The writer derided the breakfast-in-bed efforts of her three children. Shame on them for failing to provide freshly squeezed juice and organic bircher muesli, instead presenting the best breakfast THEY could imagine. Honestly, how thoughtless.

I totally get her desire to relax for longer with the papers, to escape from the daily grind, but, as parents of young children we have to accept that we are there to do the looking after, not the other way round, whatever the day.

We all, however saintly we try to be, experience bouts of irrationality, it’s only human. But to expect our children to be able to predict this, or temper their behaviour according to our expectations (especially an expectation based so much around commercialism) is quite often a guaranteed recipe for the exact opposite to eventuate. For the record, our Sunday was peppered with frequent missives such as ‘no fighting, it’s Mother’s Day!’, ‘stop pulling your brother’s hair, it’s Mother’s Day’, ‘Mummy will be very sad if she sees you doing that on Mother’s Day (8 yo to 5 yo stuffing my scarves into my shoes…).

Presents were another element of damnation, the writer having received soap (greeted with sarcasm), a cheese knife (which garnered the non-verbal exclamation “?!”), and a “cute little jug”. I think her children did well, but then all children do well in their own way. The fact that they have made a self-motivated choice should be enough, no matter how right or wrong they may have got it. They have tried their best, and isn’t that what we are always telling them is the most important thing in life?

The words that sprang to mind when reading the piece were ‘spoilt’ and ‘ungrateful’, definitions which, I am sure, do not describe the author at all. I wonder how her children would feel were they to read this description of their day together though? Pretty sad that their noble and loving efforts had fallen on such barren ground I wouldn’t wonder.

There is a strong movement around for keeping a ‘gratitude journal’. Imagine our notes within this compared to those, say, of a refugee or mother in a war zone. I can’t imagine they have any sort of Mother’s Day to speak of. Let’s try to keep life in perspective and minimise the First World moaning.

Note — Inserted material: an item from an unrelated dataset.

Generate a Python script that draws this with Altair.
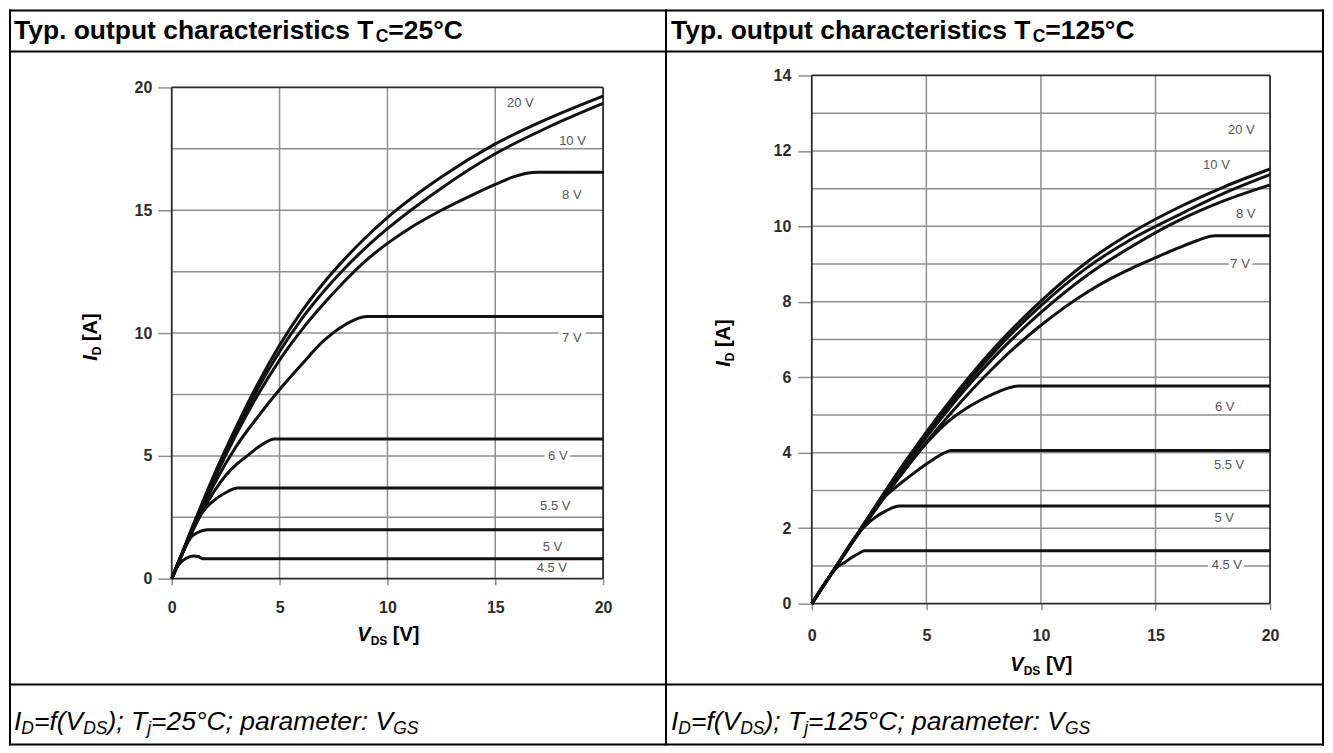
import altair as alt
import pandas as pd

FONT = "Liberation Sans"
INK = "#111111"
GRID = "#8e8e8e"
FRAME = "#2a2a2a"
TICKLAB = "#2b2b2b"
LABEL = "#555555"

# ---------------- data: T = 25 °C (V_DS [V], I_D [A]) ----------------
T25_20V_VDS = [0, 1, 2, 3, 4, 5, 6, 7, 8, 9, 10, 12.5, 15, 17.5, 20]
T25_20V_ID = [0, 2.2, 4.3, 6.2, 7.95, 9.5, 10.85, 12.0, 13.0, 13.9, 14.7, 16.35, 17.7, 18.75, 19.65]
T25_10V_VDS = [0, 1, 2, 3, 4, 5, 6, 7, 8, 9, 10, 12.5, 15, 17.5, 20]
T25_10V_ID = [0, 2.15, 4.2, 6.05, 7.75, 9.25, 10.55, 11.65, 12.62, 13.48, 14.25, 15.9, 17.3, 18.4, 19.35]
T25_8V_VDS = [0, 1, 2, 3, 4, 5, 6, 7, 8, 9, 10, 11, 12.5, 14, 15, 15.8, 16.4, 17, 20]
T25_8V_ID = [0, 2.1, 4.1, 5.9, 7.5, 8.9, 10.1, 11.15, 12.1, 12.95, 13.65, 14.25, 15.0, 15.65,
             16.05, 16.35, 16.5, 16.55, 16.55]
T25_7V_VDS = [0, 1, 2, 3, 4, 5, 6, 7, 7.5, 8, 8.5, 9.05, 20]
T25_7V_ID = [0, 2.05, 3.9, 5.4, 6.6, 7.7, 8.7, 9.65, 10.02, 10.32, 10.55, 10.67, 10.67]
T25_6V_VDS = [0, 1, 2, 2.5, 3, 3.5, 4, 4.4, 4.73, 20]
T25_6V_ID = [0, 2.0, 3.6, 4.2, 4.65, 5.0, 5.35, 5.57, 5.69, 5.69]
T25_55V_VDS = [0, 0.8, 1.2, 1.6, 2.1, 2.6, 3.04, 20]
T25_55V_ID = [0, 1.65, 2.4, 2.9, 3.28, 3.55, 3.69, 3.69]
T25_5V_VDS = [0, 0.6, 0.9, 1.2, 1.65, 20]
T25_5V_ID = [0, 1.25, 1.7, 1.88, 1.99, 1.99]
T25_45V_VDS = [0, 0.35, 0.65, 1.0, 1.25, 1.42, 20]
T25_45V_ID = [0, 0.6, 0.82, 0.92, 0.9, 0.81, 0.81]

T25_LABELS = ["20 V", "10 V", "8 V", "7 V", "6 V", "5.5 V", "5 V", "4.5 V"]
T25_LABEL_X = [16.16, 18.58, 18.55, 18.55, 17.9, 17.78, 17.65, 17.62]
T25_LABEL_Y = [19.36, 17.83, 15.64, 9.81, 5.0, 2.94, 1.31, 0.43]
T25_LABEL_ON_GRID = [False, False, False, True, True, False, False, False]

# ---------------- data: T = 125 °C ----------------
T125_20V_VDS = [0, 2, 4, 6, 8, 10, 12, 14, 16, 18, 20]
T125_20V_ID = [0, 1.86, 3.7, 5.35, 6.8, 8.02, 9.05, 9.85, 10.5, 11.05, 11.52]
T125_10V_VDS = [0, 2, 4, 6, 8, 10, 12, 14, 16, 18, 20]
T125_10V_ID = [0, 1.85, 3.66, 5.28, 6.7, 7.9, 8.9, 9.68, 10.3, 10.88, 11.37]
T125_8V_VDS = [0, 2, 4, 6, 8, 10, 12, 14, 16, 18, 20]
T125_8V_ID = [0, 1.84, 3.6, 5.18, 6.56, 7.72, 8.7, 9.48, 10.15, 10.68, 11.1]
T125_7V_VDS = [0, 2, 4, 6, 8, 10, 12, 13, 14, 15, 16, 16.8, 17.6, 20]
T125_7V_ID = [0, 1.82, 3.5, 5.0, 6.3, 7.38, 8.25, 8.6, 8.9, 9.17, 9.43, 9.62, 9.75, 9.75]
T125_6V_VDS = [0, 2, 4, 5, 6, 7, 8, 8.6, 9.05, 20]
T125_6V_ID = [0, 1.82, 3.5, 4.25, 4.85, 5.27, 5.58, 5.72, 5.77, 5.77]
T125_55V_VDS = [0, 1, 2, 3, 3.5, 4, 4.5, 5, 5.5, 5.8, 6.08, 20]
T125_55V_ID = [0, 0.93, 1.84, 2.72, 3.0, 3.25, 3.48, 3.7, 3.9, 4.0, 4.06, 4.06]
T125_5V_VDS = [0, 1, 2, 2.4, 2.8, 3.24, 3.5, 3.82, 20]
T125_5V_ID = [0, 0.93, 1.85, 2.1, 2.3, 2.46, 2.54, 2.59, 2.59]
T125_45V_VDS = [0, 0.8, 1.1, 1.45, 1.79, 2.05, 2.3, 20]
T125_45V_ID = [0, 0.74, 0.96, 1.1, 1.24, 1.33, 1.4, 1.4]

T125_LABELS = ["20 V", "10 V", "8 V", "7 V", "6 V", "5.5 V", "5 V", "4.5 V"]
T125_LABEL_X = [18.75, 17.66, 18.94, 18.69, 18.02, 18.21, 18.0, 18.11]
T125_LABEL_Y = [12.56, 11.63, 10.34, 9.01, 5.2, 3.67, 2.26, 1.02]
T125_LABEL_ON_GRID = [False, False, False, True, False, False, False, True]

X_TICKS = [0, 5, 10, 15, 20]
T25_Y_TICKS = [0, 5, 10, 15, 20]
T125_Y_TICKS = [0, 2, 4, 6, 8, 10, 12, 14]
T25_HGRID = [2.5, 5, 7.5, 10, 12.5, 15, 17.5]
T125_HGRID = [1, 2, 3, 4, 5, 6, 7, 8, 9, 10, 11, 12, 13]
VGRID = [5, 10, 15]

TITLE_25 = [("Typ. output characteristics T", 0), ("C", 1), ("=25°C", 0)]
TITLE_125 = [("Typ. output characteristics T", 0), ("C", 1), ("=125°C", 0)]
CAPTION_25 = [("I", 0), ("D", 1), ("=f(V", 0), ("DS", 1), ("); T", 0), ("j", 1),
              ("=25°C; parameter: V", 0), ("GS", 1)]
CAPTION_125 = [("I", 0), ("D", 1), ("=f(V", 0), ("DS", 1), ("); T", 0), ("j", 1),
               ("=125°C; parameter: V", 0), ("GS", 1)]


def curves_df(series):
    rows = []
    for name, xs, ys in series:
        for i, (a, b) in enumerate(zip(xs, ys)):
            rows.append({"v": name, "i": i, "vds": a, "id": b})
    return pd.DataFrame(rows)


C25 = curves_df([
    ("20 V", T25_20V_VDS, T25_20V_ID), ("10 V", T25_10V_VDS, T25_10V_ID),
    ("8 V", T25_8V_VDS, T25_8V_ID), ("7 V", T25_7V_VDS, T25_7V_ID),
    ("6 V", T25_6V_VDS, T25_6V_ID), ("5.5 V", T25_55V_VDS, T25_55V_ID),
    ("5 V", T25_5V_VDS, T25_5V_ID), ("4.5 V", T25_45V_VDS, T25_45V_ID)])
C125 = curves_df([
    ("20 V", T125_20V_VDS, T125_20V_ID), ("10 V", T125_10V_VDS, T125_10V_ID),
    ("8 V", T125_8V_VDS, T125_8V_ID), ("7 V", T125_7V_VDS, T125_7V_ID),
    ("6 V", T125_6V_VDS, T125_6V_ID), ("5.5 V", T125_55V_VDS, T125_55V_ID),
    ("5 V", T125_5V_VDS, T125_5V_ID), ("4.5 V", T125_45V_VDS, T125_45V_ID)])
L25 = pd.DataFrame({"t": T25_LABELS, "x": T25_LABEL_X, "y": T25_LABEL_Y,
                    "g": T25_LABEL_ON_GRID})
L125 = pd.DataFrame({"t": T125_LABELS, "x": T125_LABEL_X, "y": T125_LABEL_Y,
                     "g": T125_LABEL_ON_GRID})

# ---------------- text metrics (Arial / Liberation Sans, per 1000 em) ----------------
REG = {' ': 278, '(': 333, ')': 333, ';': 278, ':': 278, '=': 584, '°': 400, 'C': 722,
       'D': 722, 'G': 778, 'I': 278, 'S': 667, 'T': 611, 'V': 667, 'j': 222, 'f': 278,
       'p': 556, 'a': 556, 'r': 333, 'm': 833, 'e': 556, 't': 278, '[': 278, ']': 278, 'A': 667}
BOLD = {' ': 278, '.': 278, 'T': 611, 'y': 556, 'p': 611, 'o': 611, 'u': 611, 't': 333,
        'c': 556, 'h': 611, 'a': 556, 'r': 389, 'e': 556, 'i': 278, 's': 556, 'C': 722,
        '=': 584, '°': 400, '[': 333, ']': 333, 'V': 667, 'A': 722, 'D': 722, 'S': 667, 'I': 278}


def text_width(t, size, bold):
    tab = BOLD if bold else REG
    return sum(556 if ch.isdigit() else tab.get(ch, 556) for ch in t) * size / 1000.0


ONE = alt.Data(values=[{"k": 0}])
OX, OY = 171, 74  # page position of the left plot origin


def piece(t, px, py, size, bold, italic, angle=0):
    mk = dict(text=t, font=FONT, fontSize=size, align="left", baseline="alphabetic",
              color="#000000")
    if bold:
        mk["fontWeight"] = "bold"
    if italic:
        mk["fontStyle"] = "italic"
    if angle:
        mk["angle"] = angle
    return alt.Chart(ONE).mark_text(**mk).encode(x=alt.value(px - OX), y=alt.value(py - OY))


def run(parts, px, py, size, sub_size, sub_dy, bold, italic, center=False, rotated=False,
        italic_first_only=False):
    widths = []
    for t, is_sub in parts:
        widths.append(text_width(t, sub_size if is_sub else size, bold))
    total = sum(widths)
    layers = []
    pos = (px - total / 2.0) if (center and not rotated) else px
    if rotated:
        pos = py + total / 2.0
    for k, ((t, is_sub), w) in enumerate(zip(parts, widths)):
        s = sub_size if is_sub else size
        lead = len(t) - len(t.lstrip(" "))
        shift = lead * (BOLD if bold else REG)[' '] * s / 1000.0
        it = italic if not italic_first_only else (k == 0)
        if rotated:
            layers.append(piece(t.lstrip(" "), px + (sub_dy if is_sub else 0), pos - shift,
                                s, bold, it, angle=270))
            pos -= w
        else:
            layers.append(piece(t.lstrip(" "), pos + shift, py + (sub_dy if is_sub else 0),
                                s, bold, it))
            pos += w
    return layers


def hline(y, x1, x2, w=2):
    return alt.Chart(ONE).mark_rule(color="#000000", strokeWidth=w).encode(
        x=alt.value(x1 - OX), x2=alt.value(x2 - OX), y=alt.value(y - OY))


def vline(x, y1, y2, w=2):
    return alt.Chart(ONE).mark_rule(color="#000000", strokeWidth=w).encode(
        x=alt.value(x - OX), y=alt.value(y1 - OY), y2=alt.value(y2 - OY))


decor = [
    hline(9, 8, 1325), hline(744, 8, 1325), vline(9, 8, 745), vline(1324, 8, 745),
    hline(50, 8, 1325), hline(684, 8, 1325), vline(666, 8, 745),
]
decor += run(TITLE_25, 13, 37, 26.5, 17.5, 3, True, False)
decor += run(TITLE_125, 671, 37, 26.5, 17.5, 3, True, False)
decor += run(CAPTION_25, 13, 730, 26.5, 17.5, 4, False, True)
decor += run(CAPTION_125, 671, 730, 26.5, 17.5, 4, False, True)
XT = [("V", 0), ("DS", 1), (" [V]", 0)]
YT = [("I", 0), ("D", 1), (" [A]", 0)]
decor += run(XT, 388, 640, 20, 12, 4, True, True, center=True, italic_first_only=True)
decor += run(XT, 1042, 670, 20, 12, 4, True, True, center=True, italic_first_only=True)
decor += run(YT, 96, 336, 20, 12, 4, True, True, rotated=True, italic_first_only=True)
decor += run(YT, 730, 342, 20, 12, 4, True, True, rotated=True, italic_first_only=True)


def panel(curves, labels, hgrid, ytop, ydom, yticks, W, H, ylabpad, xlabpad, extra):
    xs = alt.Scale(domain=[0, 20], nice=False, zero=False)
    ys = alt.Scale(domain=[0, ydom], nice=False, zero=False)
    ax = alt.Axis(values=X_TICKS, title=None, grid=False, domain=False, ticks=True,
                  tickSize=6, tickWidth=1.5, tickColor=GRID, labelFont=FONT,
                  labelFontSize=16, labelFontWeight="bold", labelColor=TICKLAB,
                  labelPadding=xlabpad, labelFlush=False, labelOverlap=False, format="d")
    ay = alt.Axis(values=yticks, title=None, grid=False, domain=False, ticks=True,
                  tickSize=14, tickWidth=1.5, tickColor=GRID, labelFont=FONT,
                  labelFontSize=16, labelFontWeight="bold", labelColor=TICKLAB,
                  labelPadding=ylabpad, labelFlush=False, labelOverlap=False, format="d")

    def X(f):
        return alt.X(f, type="quantitative", scale=xs, axis=ax)

    def Y(f):
        return alt.Y(f, type="quantitative", scale=ys, axis=ay)

    vg = pd.DataFrame({"x": VGRID, "y0": 0.0, "y1": ytop})
    hg = pd.DataFrame({"y": hgrid, "x0": 0.0, "x1": 20.0})
    vf = pd.DataFrame({"x": [0.0, 20.0], "y0": 0.0, "y1": ytop})
    hf = pd.DataFrame({"y": [0.0, ytop], "x0": 0.0, "x1": 20.0})
    gv = alt.Chart(vg).mark_rule(color=GRID, strokeWidth=1.5).encode(
        x=X("x"), y=Y("y0"), y2=alt.Y2("y1"))
    gh = alt.Chart(hg).mark_rule(color=GRID, strokeWidth=1.5).encode(
        y=Y("y"), x=X("x0"), x2=alt.X2("x1"))
    fv = alt.Chart(vf).mark_rule(color=FRAME, strokeWidth=1.8).encode(
        x=X("x"), y=Y("y0"), y2=alt.Y2("y1"))
    fh = alt.Chart(hf).mark_rule(color=FRAME, strokeWidth=1.8).encode(
        y=Y("y"), x=X("x0"), x2=alt.X2("x1"))
    ln = alt.Chart(curves).mark_line(color=INK, strokeWidth=3, interpolate="monotone",
                                     strokeJoin="round").encode(
        x=X("vds"), y=Y("id"), detail="v:N", order="i:Q")
    halo_df = labels[labels["g"]][["t", "x", "y"]]
    halo = alt.Chart(halo_df).mark_text(font=FONT, fontSize=13, color="#ffffff",
                                        stroke="#ffffff", strokeWidth=8, strokeJoin="round",
                                        align="center", baseline="middle").encode(
        x=X("x"), y=Y("y"), text="t:N")
    txt = alt.Chart(labels[["t", "x", "y"]]).mark_text(
        font=FONT, fontSize=13, color=LABEL, align="center", baseline="middle").encode(
        x=X("x"), y=Y("y"), text="t:N")
    return alt.layer(gv, gh, fv, fh, ln, halo, txt, *extra).properties(width=W, height=H)


left = panel(C25, L25, T25_HGRID, 20.0, 504 / 24.6, T25_Y_TICKS, 432, 504, 6, 15, decor)
right = panel(C125, L125, T125_HGRID, 14.0, 14.0, T125_Y_TICKS, 459, 529, 7, 18, [])

chart = alt.hconcat(left, right, spacing=209, bounds="flush").properties(
    padding=0).configure_view(stroke=None)

chart.save("out.html", embed_options={"renderer": "svg", "actions": False})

P.S. For anyone who’s interested I got some eye-wateringly sweet strawberry and cream truffles, chosen because of the gorgeously-girly pink box and the 6 year old’s sweet tooth, some self-tanning lotion (with the hilarious comment, ‘sorry Mum, I didn’t read the box properly’), handy for winter no?, and a divine bunch of crinkly pink carnations teamed with gypsophila that I wouldn’t choose for myself in a million years but, with the heart-burstingly proud smile that accompanied them may well have been the finest bunch of flowers I’ve ever received.